There are so many lists of what I need to improve upon this year! The old goats of weight loss, debt reduction, being nicer, eating healthy, walking more take up space time and time again, as I willfully choose to not actually meet them head-on.
And there are more interesting things out there anyway. Like, learning new ways to communicate better with the Hubz, learning to cook with an InstaPot, yoga and qigong practices.....
When they all sound and feel good, where do we begin?
- Begin with writing down all of your goals, hopes, intentions without censorship, justification, judgment. All of them. Have at it.
- Indicate which go together or are similar
- Prioritize in each of your categories
- Find the roots 1 or 2 goals/intentions that when focused on and carried out will begin a cascade effect toward shifting the others.
The root of it all.
I would venture from experience, so it's not so much a guess as it is an observation, that the very things we want to tackle, overcome, achieve, triumph over.....are symptoms rather than the root.
Let's take dandelions, for example. My grandfather would go around to each yellow head in the green, green yard and drop one drop of weed killer on each flower. He did not want a yard full of toxins, nor did he want this infesting nuisance. He would straighten, look over at the neighbor's yard and sigh "But I can't expect my neighbor to do the same thing." You have to remove dandelions from the root. Then it is gone. No bloom, no seed head, no propagation. There is always the hope that your best behavior will inspire those around you.

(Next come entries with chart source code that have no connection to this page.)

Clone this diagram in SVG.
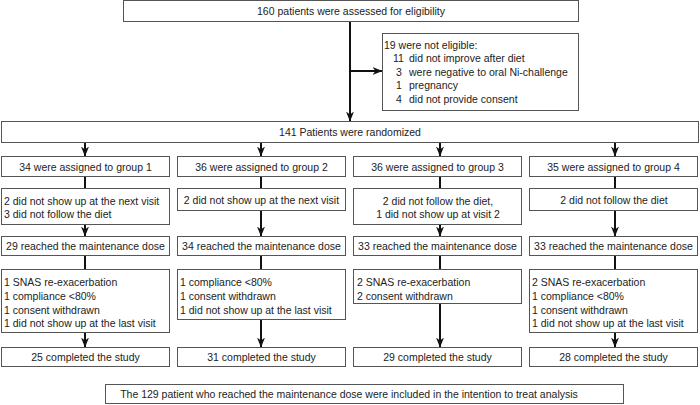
<svg xmlns="http://www.w3.org/2000/svg" width="700" height="405" viewBox="0 0 700 405">
<style>
.box{fill:#fff;stroke:#555;stroke-width:1}
text{font-family:"Liberation Sans",Arial,sans-serif;font-size:10.5px;fill:#222}
.c{text-anchor:middle}
.ln{stroke:#111;stroke-width:2;fill:none}
.ar{stroke:#111;stroke-width:2;fill:none;marker-end:url(#ah)}
</style>
<defs>
<marker id="ah" markerUnits="userSpaceOnUse" markerWidth="10" markerHeight="10" viewBox="0 0 10 10" refX="9.5" refY="5" orient="auto">
<path d="M0,1 L10,5 L0,9 L3,5 Z" fill="#111"/>
</marker>
</defs>
<rect width="700" height="405" fill="#fff"/>
<g id="connectors">
<line class="ar" x1="350" y1="22" x2="350" y2="121"/>
<line class="ar" x1="350" y1="71" x2="382" y2="71"/>
<line class="ar" x1="85" y1="143" x2="85" y2="156"/>
<line class="ar" x1="261" y1="143" x2="261" y2="156"/>
<line class="ar" x1="440" y1="143" x2="440" y2="156"/>
<line class="ar" x1="615" y1="143" x2="615" y2="156"/>
<line class="ln" x1="85" y1="177" x2="85" y2="188"/>
<line class="ln" x1="261" y1="177" x2="261" y2="188"/>
<line class="ln" x1="440" y1="177" x2="440" y2="188"/>
<line class="ln" x1="615" y1="177" x2="615" y2="188"/>
<line class="ar" x1="85" y1="225" x2="85" y2="236"/>
<line class="ar" x1="261" y1="211" x2="261" y2="236"/>
<line class="ar" x1="440" y1="225" x2="440" y2="236"/>
<line class="ar" x1="615" y1="211" x2="615" y2="236"/>
<line class="ln" x1="85" y1="256" x2="85" y2="269"/>
<line class="ln" x1="261" y1="256" x2="261" y2="269"/>
<line class="ln" x1="440" y1="256" x2="440" y2="269"/>
<line class="ln" x1="615" y1="256" x2="615" y2="269"/>
<line class="ar" x1="85" y1="333" x2="85" y2="347"/>
<line class="ar" x1="261" y1="320" x2="261" y2="347"/>
<line class="ar" x1="440" y1="304" x2="440" y2="347"/>
<line class="ar" x1="615" y1="333" x2="615" y2="347"/>
</g>
<g id="assessed"><rect class="box" x="123.5" y="0.5" width="455" height="21"/><text class="c" x="351" y="15">160 patients were assessed for eligibility</text></g>
<g id="excluded"><rect class="box" x="382.5" y="33.5" width="196" height="77"/>
<text x="384" y="48.5">19 were not eligible:</text>
<text x="393" y="62">11</text><text x="409" y="62">did not improve after diet</text>
<text x="396" y="75.5">3</text><text x="409" y="75.5">were negative to oral Ni-challenge</text>
<text x="396" y="89">1</text><text x="409" y="89">pregnancy</text>
<text x="396" y="102.5">4</text><text x="409" y="102.5">did not provide consent</text>
</g>
<g id="randomized"><rect class="box" x="1.5" y="121.5" width="697" height="21"/><text class="c" x="350" y="136">141 Patients were randomized</text></g>
<g id="g1-assigned"><rect class="box" x="1.5" y="156.5" width="168" height="20"/><text class="c" x="85.5" y="170.5">34 were assigned to group 1</text></g>
<g id="g2-assigned"><rect class="box" x="177.5" y="156.5" width="168" height="20"/><text class="c" x="261.5" y="170.5">36 were assigned to group 2</text></g>
<g id="g3-assigned"><rect class="box" x="353.5" y="156.5" width="168" height="20"/><text class="c" x="437.5" y="170.5">36 were assigned to group 3</text></g>
<g id="g4-assigned"><rect class="box" x="529.5" y="156.5" width="168" height="20"/><text class="c" x="613.5" y="170.5">35 were assigned to group 4</text></g>
<g id="g1-drop1"><rect class="box" x="1.5" y="188.5" width="168" height="36"/><text x="4" y="205">2 did not show up at the next visit</text><text x="4" y="218">3 did not follow the diet</text></g>
<g id="g2-drop1"><rect class="box" x="177.5" y="188.5" width="168" height="22"/><text class="c" x="261.5" y="203.5">2 did not show up at the next visit</text></g>
<g id="g3-drop1"><rect class="box" x="353.5" y="188.5" width="168" height="36"/><text class="c" x="438" y="205">2 did not follow  the diet,</text><text class="c" x="438" y="218">1 did not show up at visit 2</text></g>
<g id="g4-drop1"><rect class="box" x="529.5" y="188.5" width="168" height="22"/><text class="c" x="614" y="203.5">2 did not follow the diet</text></g>
<g id="g1-reached"><rect class="box" x="1.5" y="236.5" width="168" height="19"/><text class="c" x="85.5" y="250">29 reached the maintenance dose</text></g>
<g id="g2-reached"><rect class="box" x="177.5" y="236.5" width="168" height="19"/><text class="c" x="261.5" y="250">34 reached the maintenance dose</text></g>
<g id="g3-reached"><rect class="box" x="353.5" y="236.5" width="168" height="19"/><text class="c" x="437.5" y="250">33 reached the maintenance dose</text></g>
<g id="g4-reached"><rect class="box" x="529.5" y="236.5" width="168" height="19"/><text class="c" x="613.5" y="250">33 reached the maintenance dose</text></g>
<g id="g1-drop2"><rect class="box" x="1.5" y="269.5" width="168" height="63"/><text x="4" y="286">1 SNAS re-exacerbation</text><text x="4" y="300">1 compliance &lt;80%</text><text x="4" y="313.5">1 consent withdrawn</text><text x="4" y="327">1 did not show up at the last visit</text></g>
<g id="g2-drop2"><rect class="box" x="177.5" y="269.5" width="168" height="50"/><text x="180" y="286">1 compliance &lt;80%</text><text x="180" y="300">1 consent withdrawn</text><text x="180" y="313.5">1 did not show up at the last visit</text></g>
<g id="g3-drop2"><rect class="box" x="353.5" y="269.5" width="168" height="34"/><text x="357" y="286">2 SNAS re-exacerbation</text><text x="357" y="300">2 consent withdrawn</text></g>
<g id="g4-drop2"><rect class="box" x="529.5" y="269.5" width="168" height="63"/><text x="532" y="286">2 SNAS re-exacerbation</text><text x="532" y="300">1 compliance &lt;80%</text><text x="532" y="313.5">1 consent withdrawn</text><text x="532" y="327">1 did not show up at the last visit</text></g>
<g id="g1-completed"><rect class="box" x="1.5" y="347.5" width="168" height="19"/><text class="c" x="85.5" y="361">25 completed the study</text></g>
<g id="g2-completed"><rect class="box" x="177.5" y="347.5" width="168" height="19"/><text class="c" x="261.5" y="361">31 completed the study</text></g>
<g id="g3-completed"><rect class="box" x="353.5" y="347.5" width="168" height="19"/><text class="c" x="437.5" y="361">29 completed the study</text></g>
<g id="g4-completed"><rect class="box" x="529.5" y="347.5" width="168" height="19"/><text class="c" x="613.5" y="361">28 completed the study</text></g>
<g id="itt"><rect class="box" x="105.5" y="384.5" width="518" height="19"/><text class="c" x="349" y="398">The 129 patient who reached the maintenance dose were included in the intention to treat analysis</text></g>
</svg>
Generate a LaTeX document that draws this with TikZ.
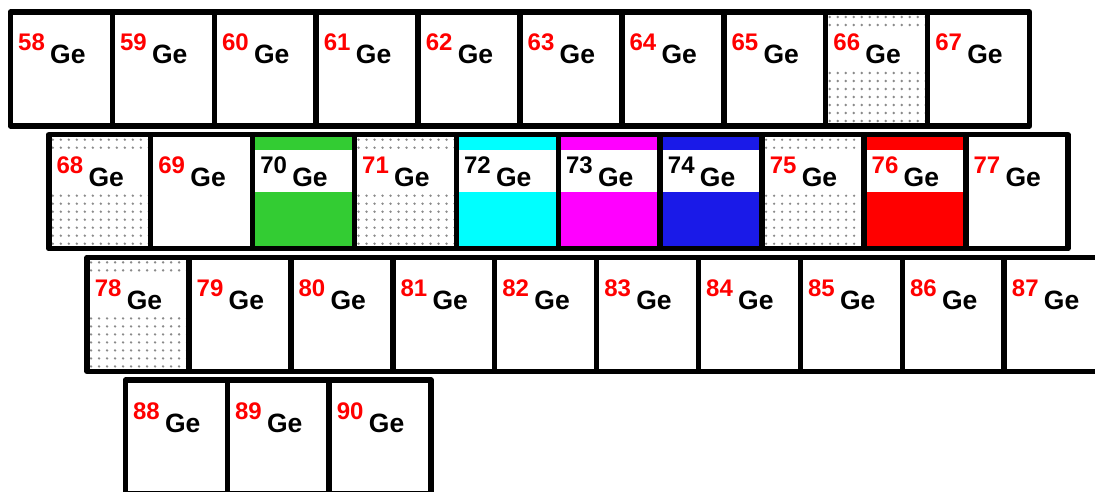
\documentclass[tikz,border=0pt]{standalone}
\usepackage{fontspec}
\setmainfont{Liberation Sans}
\usetikzlibrary{calc}
\definecolor{ggreen}{HTML}{33CC33}
\definecolor{gcyan}{HTML}{00FFFF}
\definecolor{gmagenta}{HTML}{FF00FF}
\definecolor{gblue}{HTML}{1A1AE8}
\definecolor{gred}{HTML}{FF0000}
\definecolor{dotgray}{HTML}{8A8A8A}
\tikzset{
  cellbox/.style={minimum width=101.9pt, minimum height=114pt, inner sep=0pt, outer sep=0pt, anchor=north west},
  border/.style={line width=5.5pt, line join=round, draw=black},
  numlabel/.style={anchor=base west, inner sep=0pt, font=\bfseries\fontsize{24}{24}\selectfont},
  gelabel/.style={anchor=base west, inner sep=0pt, font=\bfseries\fontsize{26.5}{26.5}\selectfont, text=black},
  dot/.style={fill=dotgray},
}
\begin{document}
\begin{tikzpicture}[x=1pt,y=-1pt]
\useasboundingbox (0,0) rectangle (1095,492);
\fill[white] (0,0) rectangle (1095,492);
\clip (0,0) rectangle (1095,492);
% cells
\foreach \row/\first/\n in {0/58/10, 1/68/10, 2/78/10, 3/88/3} {
  \foreach \i in {1,...,\n} {
    \pgfmathtruncatemacro\num{\first+\i-1}
    \node[cellbox] (c\num) at ({10.5+38.3*\row+101.9*(\i-1)}, {12+122.7*\row}) {};
  }
}
% coloured cells
\foreach \num/\col in {70/ggreen,72/gcyan,73/gmagenta,74/gblue,76/gred} {
  \fill[\col] (c\num.north west) rectangle (c\num.south east);
  \fill[white] ($(c\num.north west)+(0,15.5)$) rectangle ($(c\num.north east)+(0,57.5)$);
}
% dotted cells
\foreach \num in {66,68,71,75,78} {
  \begin{scope}
    \clip (c\num.north west) rectangle (c\num.south east);
    \foreach \yy in {0,...,14} {
      \foreach \xx in {0,...,13} {
        \pgfmathsetmacro\dx{\xx*8+4}
        \pgfmathsetmacro\dy{\yy*8+5}
        \fill[dot] ($(c\num.north west)+(\dx,\dy)$) circle (1.3pt);
      }
    }
    \fill[white] ($(c\num.north west)+(0,15.5)$) rectangle ($(c\num.north east)+(0,57.5)$);
  \end{scope}
}
% labels
\foreach \first/\n in {58/10, 68/10, 78/10, 88/3} {
  \foreach \i in {1,...,\n} {
    \pgfmathtruncatemacro\num{\first+\i-1}
    \def\tc{gred}
    \ifnum\num=70 \def\tc{black}\fi
    \ifnum\num=72 \def\tc{black}\fi
    \ifnum\num=73 \def\tc{black}\fi
    \ifnum\num=74 \def\tc{black}\fi
    \node[numlabel, text=\tc] (n\num) at ($(c\num.north west)+(7.5,39)$) {\num};
    \node[gelabel] (g\num) at ($(c\num.north west)+(39.5,52)$) {Ge};
  }
}
% borders
\foreach \first/\n in {58/10, 68/10, 78/10, 88/3} {
  \foreach \i in {1,...,\n} {
    \pgfmathtruncatemacro\num{\first+\i-1}
    \draw[border] (c\num.north west) rectangle (c\num.south east);
  }
}
\end{tikzpicture}
\end{document}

It is here that I must diverge to say that my husband knows the dandelion is the healthiest yard crop for us: from root, to leaves, to blossom. Don't eat the seeds, however.
To go after your goals and intentions, go for the root. likely our overspending, overeating, overindulging, overjudging, underloving, underboundaried, underachieving is set on narratives that are now rotting within us, waiting for a soul gardener to come along and dig out the extended mess, so the healthy roots can take over.
What are your narratives? They are likely the excuses you use to not do that which you desire to do or to become. The things we think, feel, tell ourselves are truth are most often lies that we have believed into truth.
- My parents did not love me
- I was told I was ugly my whole childhood
- I won't amount to anything
- I'm no good
- I don't deserve it
- Everything I do is ignored
- I'm invisible
- I will always be fat because I'm big boned
- I'll always be poor
Ask yourself:
- Is it true?
- Why?
- What happened?
- Who said it to me? Why did I believe it?
- What else was going on?
- Why do I believe it still? What am I now doing to ensure it is a reality?
- Is it happening now?
Be honest. Be brutal. Be vulnerable in your assessment.
Then get on with getting rid of the root, and planting a new root that is lifegiving and real.
You own your life. No one else does. Believe it.